Peru boasts one of the largest varieties of arts and crafts on Earth, as can be seen from the growing network of exporters who each year exhibit the skill of Peruvian craftsmen in Europe, Asia and North America. The diversity, color, creativity and multiple functions of Peru’s folk art has made it a fundamental activity not just for Peru’s cultural identity, but also as a way of life for thousands of families and even entire communities, such as Sarhua and Quinua in Ayacucho.
Works of art, both big and small, spark admiration amongst Peruvians and foreigners alike. They are steeped in centuries of history, imbued with pre-Hispanic shapes and symbols which have merged with others brought over by the Spaniards. Peru has forged a multiple and complex identity which is paradoxically one of the reasons why Peruvian arts and crafts are tending to shift towards naif art, lending their works a touch of innocence.
The excellence of Peruvian artisans can be seen in the harmony of the geometric designs in weavings, the minute portraits of peasant farming life on the carved gourds called mates burilados, the cultural mestizaje or blend in the colorful retablo boxed scenes.

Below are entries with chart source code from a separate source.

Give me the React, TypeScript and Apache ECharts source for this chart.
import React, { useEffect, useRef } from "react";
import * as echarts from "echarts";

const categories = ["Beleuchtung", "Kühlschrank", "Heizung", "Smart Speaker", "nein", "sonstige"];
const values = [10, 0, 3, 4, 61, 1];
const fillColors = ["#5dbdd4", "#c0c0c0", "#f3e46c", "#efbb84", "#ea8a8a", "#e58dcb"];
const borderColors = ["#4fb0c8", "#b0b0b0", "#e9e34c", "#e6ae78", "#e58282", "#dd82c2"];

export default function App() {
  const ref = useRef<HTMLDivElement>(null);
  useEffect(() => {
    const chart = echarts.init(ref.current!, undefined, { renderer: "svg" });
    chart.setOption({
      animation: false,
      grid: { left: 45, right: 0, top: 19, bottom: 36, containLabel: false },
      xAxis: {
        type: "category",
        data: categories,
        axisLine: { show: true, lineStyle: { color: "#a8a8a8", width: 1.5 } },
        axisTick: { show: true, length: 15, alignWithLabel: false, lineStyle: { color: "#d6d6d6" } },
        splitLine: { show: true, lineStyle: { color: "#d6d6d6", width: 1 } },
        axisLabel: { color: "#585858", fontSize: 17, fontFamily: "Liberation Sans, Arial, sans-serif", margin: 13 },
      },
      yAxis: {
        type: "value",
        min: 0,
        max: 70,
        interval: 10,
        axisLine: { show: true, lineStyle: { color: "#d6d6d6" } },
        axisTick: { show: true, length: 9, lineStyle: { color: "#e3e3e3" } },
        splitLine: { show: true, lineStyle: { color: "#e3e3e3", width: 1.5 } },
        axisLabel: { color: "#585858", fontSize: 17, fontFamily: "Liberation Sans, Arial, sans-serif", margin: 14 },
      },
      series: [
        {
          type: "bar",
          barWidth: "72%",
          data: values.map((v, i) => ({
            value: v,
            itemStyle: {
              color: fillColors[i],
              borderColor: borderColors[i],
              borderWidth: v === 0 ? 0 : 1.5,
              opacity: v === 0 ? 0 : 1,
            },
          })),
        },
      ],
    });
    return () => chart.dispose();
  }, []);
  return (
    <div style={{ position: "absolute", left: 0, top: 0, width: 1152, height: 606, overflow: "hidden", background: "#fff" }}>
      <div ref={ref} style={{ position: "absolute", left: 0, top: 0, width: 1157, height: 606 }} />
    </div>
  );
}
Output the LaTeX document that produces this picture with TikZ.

There are also the finely carved Huamanga stone sculptures, the complex Baroque nature of the wooden carvings, the beauty of gold and silver relics and the many forms that pottery has shaped the clay into pottery.
These works are just some of the cultural manifestations of a people who communicate mainly through art, using a language whose fundamental aspects are abundance, fertility and confidence in the future.
TRADITIONAL DRESS IN PERU
In Peru’s rural areas, the way people dress makes an important distinction, a result of the blend of pre-Hispanic influences with the European clothing that the natives were forced to wear during the colonial era.
The traditional Inca anacu was transformed by the local Peru women into the brightly-colored and multi-layered petticoats known as polleras. Depending on the region, a black skirt is decorated with a belt which can come in a variety of colors and is decorated with flowers in the northern Piura highlands or a brightly-hued woolen lliclla in Chiclayo, further south.
In the highlands above Lima, the skirt is decorated with red and black embroidered edging, while in Junin, as in Cajamarca and Cuzco, women no longer use black skirts. Underneath their skirts, the women use layers of petticoats made from cotton which can be embroidered with gold and silver threads, featuring superbly-crafted drawings along the edge.
The Peruvian poncho dates back to the seventeenth century and apparently is a variation on the unku used by men at the time. The heavy ponchos used in Cajamarca keep out the rain and are as long as those used in Puno, where they are dyed scarlet during festivals. In Cuzco, ponchos are short and feature elaborate geometric figures against a red background.
On the coast, ponchos were used by the plantation workers, and they were spun from cotton or vicuna fiber. In the jungle, both men and women from some tribes wear the cushma, a loose tunic stitched up on both sides and embellished with dyes and geometric figures typical of the region.
Traditional dress tends to be capped off by woolen or straw hats, sometimes in various colors. But in the coldest reaches of the Andes, the highlanders tend to wear the chullo, a woolen cap fitted with earflap decorated with geometric motifs.
Regional dances require different forms of dress, depending on the area. Along the coast, exponents of the marinera dance replace cotton with silk for their embroidered skirts. In the Andes, meanwhile, the danzantes de tijeras or scissors dancers decorate their fine outfits with small mirrors and embroider an image of their guardian deity on their backs.